Однако то особое преломление, которое придают теперь, прежде всего Прудон и Маркс, этой модели позитивной свободы, проистекает из существенно более широкого представления о том, каково может быть то необоснованное принуждение, которое может воспрепятствовать субъектам в реализации их свободных намерений. Согласно представлению классического либерализма, это принуждение заключается преимущественно во внешних социальных препятствиях, образцовый случай которых представляет собой полномочие лица или корпорации навязывать субъекту свою волю44. В республиканской традиции, представленной сегодня такими авторами, как Квентин Скиннер или Филип Петтит, объем того, что должно считаться принуждением, расширяется в том смысле, что теперь к нему должно относиться также и оказание воздействия на волю другого человека — утвердившаяся в последнее время формула для обозначения республиканского понимания свободы гласит: freedom as non-domination (свобода как не-доминирование (англ.))45. Но социалисты идут еще намного дальше этого взгляда, а именно потому, что они допускают, что принуждение имеет место уже там, где требующие реализации рациональные намерения человека наталкиваются на социальное сопротивление в противоположных намерениях другого человека; в их представлении индивидуальная реализация некоторой разумной цели в пределах социального целого осуществлялась бы непринужденно только в том случае, если бы она встречала согласие всех других людей и вообще впервые достигала бы полноты осуществления благодаря их комплементарному содействию.
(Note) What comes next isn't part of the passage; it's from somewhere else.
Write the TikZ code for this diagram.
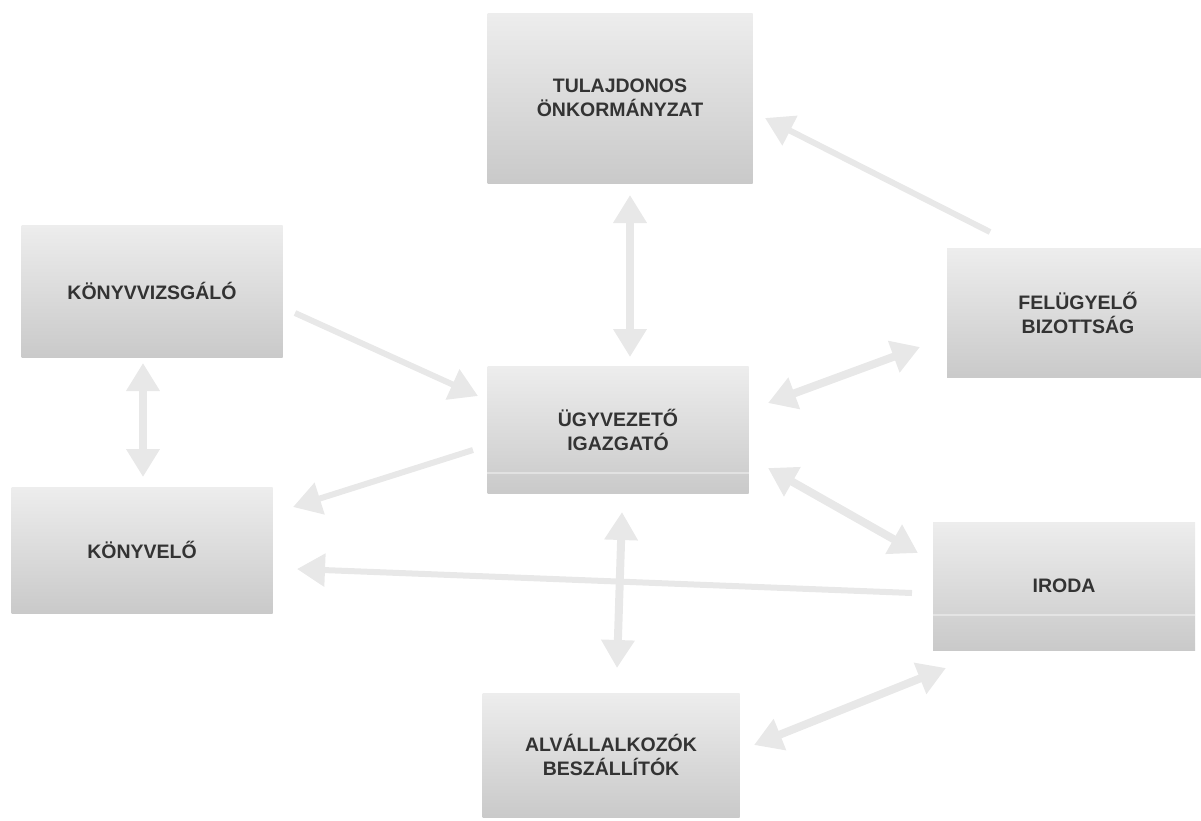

Поэтому индивидуальная свобода в конечном счете существует только там, где она, говоря словами Гегеля, получила «объективную» форму благодаря тому, что другие члены общества могут рассматриваться уже не как возможные источники ограничения для намерений наших собственных действий, но как партнеры по кооперации, необходимые для реализации этих намерений46.

И вот в этом пункте аргументации у социалистов получает решающее значение особенное понятие общности, упоминаемое ими всегда вместе с понятием свободы. Как бы они ни отличались друг от друга в частностях своей терминологии, под «общностью» они всегда понимают больше того, что обычно обозначается этим понятием, а именно: «общность» должна заключать в себе не только совместно разделяемые ценностные представления и известную степень идентификации с групповыми представлениями, но также прежде всего взаимную ответственность членов группы друг за друга и участие каждого к другому, в идее, что цели здесь должны не просто пересекаться, но быть интерсубъективно взаимосвязаны, так что люди действуют не только «друг с другом», но также и «друг для друга», мы уже и раньше натолкнулись на подразумеваемую здесь черту социалистического понятия общности47. Поэтому теперь встает вопрос о том, какую связь устанавливают социалисты между этой моделью общности и своим понятием свободы.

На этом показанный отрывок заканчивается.